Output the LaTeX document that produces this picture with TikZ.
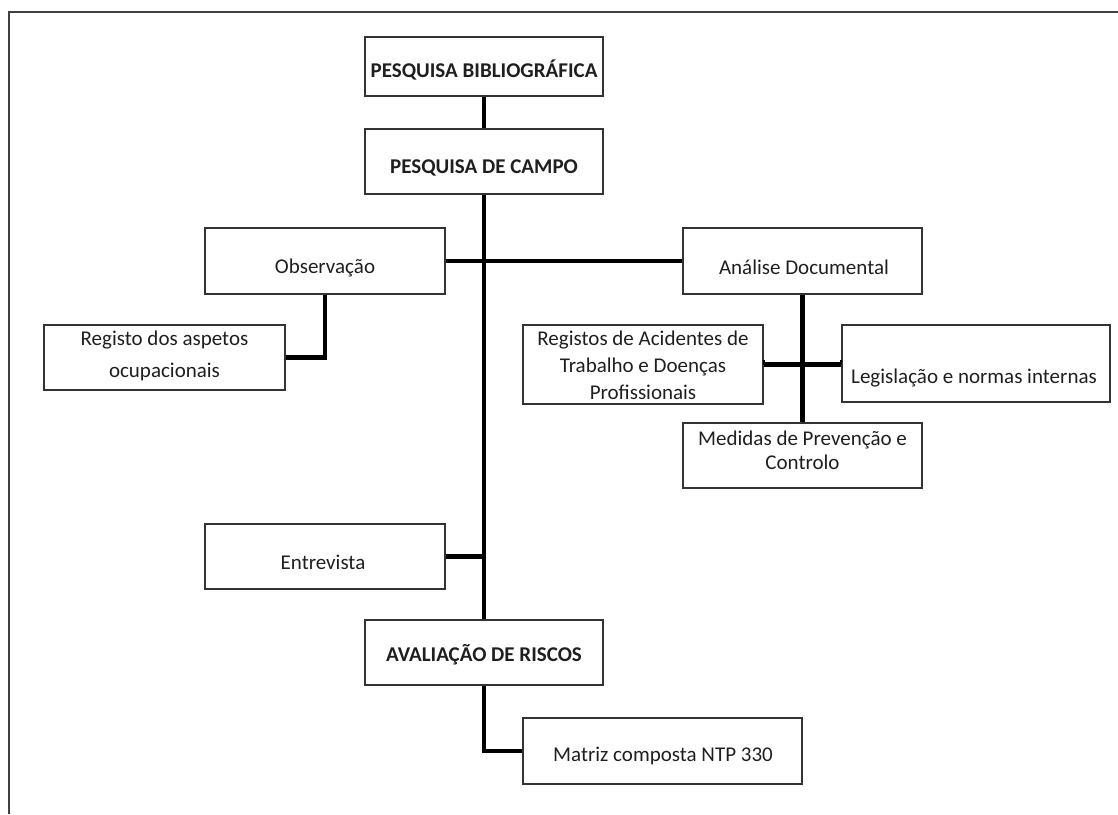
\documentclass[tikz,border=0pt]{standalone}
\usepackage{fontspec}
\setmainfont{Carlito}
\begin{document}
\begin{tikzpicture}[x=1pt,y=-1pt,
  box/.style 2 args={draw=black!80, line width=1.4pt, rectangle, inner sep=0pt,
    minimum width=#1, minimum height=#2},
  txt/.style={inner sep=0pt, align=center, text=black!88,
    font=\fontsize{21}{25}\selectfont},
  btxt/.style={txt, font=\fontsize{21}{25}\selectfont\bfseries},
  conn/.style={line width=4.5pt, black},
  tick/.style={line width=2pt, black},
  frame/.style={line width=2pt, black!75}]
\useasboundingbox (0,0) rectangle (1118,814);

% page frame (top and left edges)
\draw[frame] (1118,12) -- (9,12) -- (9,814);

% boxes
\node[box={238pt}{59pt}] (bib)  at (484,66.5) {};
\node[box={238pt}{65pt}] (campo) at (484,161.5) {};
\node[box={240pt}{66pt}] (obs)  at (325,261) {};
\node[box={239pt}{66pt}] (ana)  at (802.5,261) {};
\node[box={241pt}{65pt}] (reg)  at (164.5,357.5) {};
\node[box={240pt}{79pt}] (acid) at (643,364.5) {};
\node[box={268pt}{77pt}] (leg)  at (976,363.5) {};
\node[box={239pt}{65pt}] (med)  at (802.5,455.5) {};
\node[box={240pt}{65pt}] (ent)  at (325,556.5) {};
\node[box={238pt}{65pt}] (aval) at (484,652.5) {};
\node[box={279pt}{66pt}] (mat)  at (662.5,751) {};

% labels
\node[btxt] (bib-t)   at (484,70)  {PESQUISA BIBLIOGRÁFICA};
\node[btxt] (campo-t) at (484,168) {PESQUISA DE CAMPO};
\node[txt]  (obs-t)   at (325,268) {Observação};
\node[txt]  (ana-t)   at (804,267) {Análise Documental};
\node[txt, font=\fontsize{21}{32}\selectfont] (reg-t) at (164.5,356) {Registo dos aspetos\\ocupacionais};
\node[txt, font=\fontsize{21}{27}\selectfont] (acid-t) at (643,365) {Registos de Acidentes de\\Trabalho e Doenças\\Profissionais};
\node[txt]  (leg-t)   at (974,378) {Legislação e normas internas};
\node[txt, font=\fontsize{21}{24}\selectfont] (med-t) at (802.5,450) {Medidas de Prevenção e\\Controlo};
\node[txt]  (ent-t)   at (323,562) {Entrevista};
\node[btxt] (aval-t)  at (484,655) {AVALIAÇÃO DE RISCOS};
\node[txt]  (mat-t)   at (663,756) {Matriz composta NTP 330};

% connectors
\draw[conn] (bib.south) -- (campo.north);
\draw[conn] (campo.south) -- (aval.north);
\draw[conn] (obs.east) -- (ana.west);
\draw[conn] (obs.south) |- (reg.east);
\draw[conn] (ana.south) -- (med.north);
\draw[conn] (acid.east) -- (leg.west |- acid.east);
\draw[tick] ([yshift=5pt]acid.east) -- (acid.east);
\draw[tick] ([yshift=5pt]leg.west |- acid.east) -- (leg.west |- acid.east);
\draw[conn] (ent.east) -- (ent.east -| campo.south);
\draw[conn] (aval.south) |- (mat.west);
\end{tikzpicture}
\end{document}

★ ★ ★ ★ ★

Restate the listing above word for word, and skip the pictures.

Output the LaTeX document that produces this picture with TikZ.
\documentclass[tikz,border=0pt]{standalone}
\usepackage{fontspec}
\setmainfont{Carlito}
\begin{document}
\begin{tikzpicture}[x=1pt,y=-1pt,
  box/.style 2 args={draw=black!80, line width=1.4pt, rectangle, inner sep=0pt,
    minimum width=#1, minimum height=#2},
  txt/.style={inner sep=0pt, align=center, text=black!88,
    font=\fontsize{21}{25}\selectfont},
  btxt/.style={txt, font=\fontsize{21}{25}\selectfont\bfseries},
  conn/.style={line width=4.5pt, black},
  tick/.style={line width=2pt, black},
  frame/.style={line width=2pt, black!75}]
\useasboundingbox (0,0) rectangle (1118,814);

% page frame (top and left edges)
\draw[frame] (1118,12) -- (9,12) -- (9,814);

% boxes
\node[box={238pt}{59pt}] (bib)  at (484,66.5) {};
\node[box={238pt}{65pt}] (campo) at (484,161.5) {};
\node[box={240pt}{66pt}] (obs)  at (325,261) {};
\node[box={239pt}{66pt}] (ana)  at (802.5,261) {};
\node[box={241pt}{65pt}] (reg)  at (164.5,357.5) {};
\node[box={240pt}{79pt}] (acid) at (643,364.5) {};
\node[box={268pt}{77pt}] (leg)  at (976,363.5) {};
\node[box={239pt}{65pt}] (med)  at (802.5,455.5) {};
\node[box={240pt}{65pt}] (ent)  at (325,556.5) {};
\node[box={238pt}{65pt}] (aval) at (484,652.5) {};
\node[box={279pt}{66pt}] (mat)  at (662.5,751) {};

% labels
\node[btxt] (bib-t)   at (484,70)  {PESQUISA BIBLIOGRÁFICA};
\node[btxt] (campo-t) at (484,168) {PESQUISA DE CAMPO};
\node[txt]  (obs-t)   at (325,268) {Observação};
\node[txt]  (ana-t)   at (804,267) {Análise Documental};
\node[txt, font=\fontsize{21}{32}\selectfont] (reg-t) at (164.5,356) {Registo dos aspetos\\ocupacionais};
\node[txt, font=\fontsize{21}{27}\selectfont] (acid-t) at (643,365) {Registos de Acidentes de\\Trabalho e Doenças\\Profissionais};
\node[txt]  (leg-t)   at (974,378) {Legislação e normas internas};
\node[txt, font=\fontsize{21}{24}\selectfont] (med-t) at (802.5,450) {Medidas de Prevenção e\\Controlo};
\node[txt]  (ent-t)   at (323,562) {Entrevista};
\node[btxt] (aval-t)  at (484,655) {AVALIAÇÃO DE RISCOS};
\node[txt]  (mat-t)   at (663,756) {Matriz composta NTP 330};

% connectors
\draw[conn] (bib.south) -- (campo.north);
\draw[conn] (campo.south) -- (aval.north);
\draw[conn] (obs.east) -- (ana.west);
\draw[conn] (obs.south) |- (reg.east);
\draw[conn] (ana.south) -- (med.north);
\draw[conn] (acid.east) -- (leg.west |- acid.east);
\draw[tick] ([yshift=5pt]acid.east) -- (acid.east);
\draw[tick] ([yshift=5pt]leg.west |- acid.east) -- (leg.west |- acid.east);
\draw[conn] (ent.east) -- (ent.east -| campo.south);
\draw[conn] (aval.south) |- (mat.west);
\end{tikzpicture}
\end{document}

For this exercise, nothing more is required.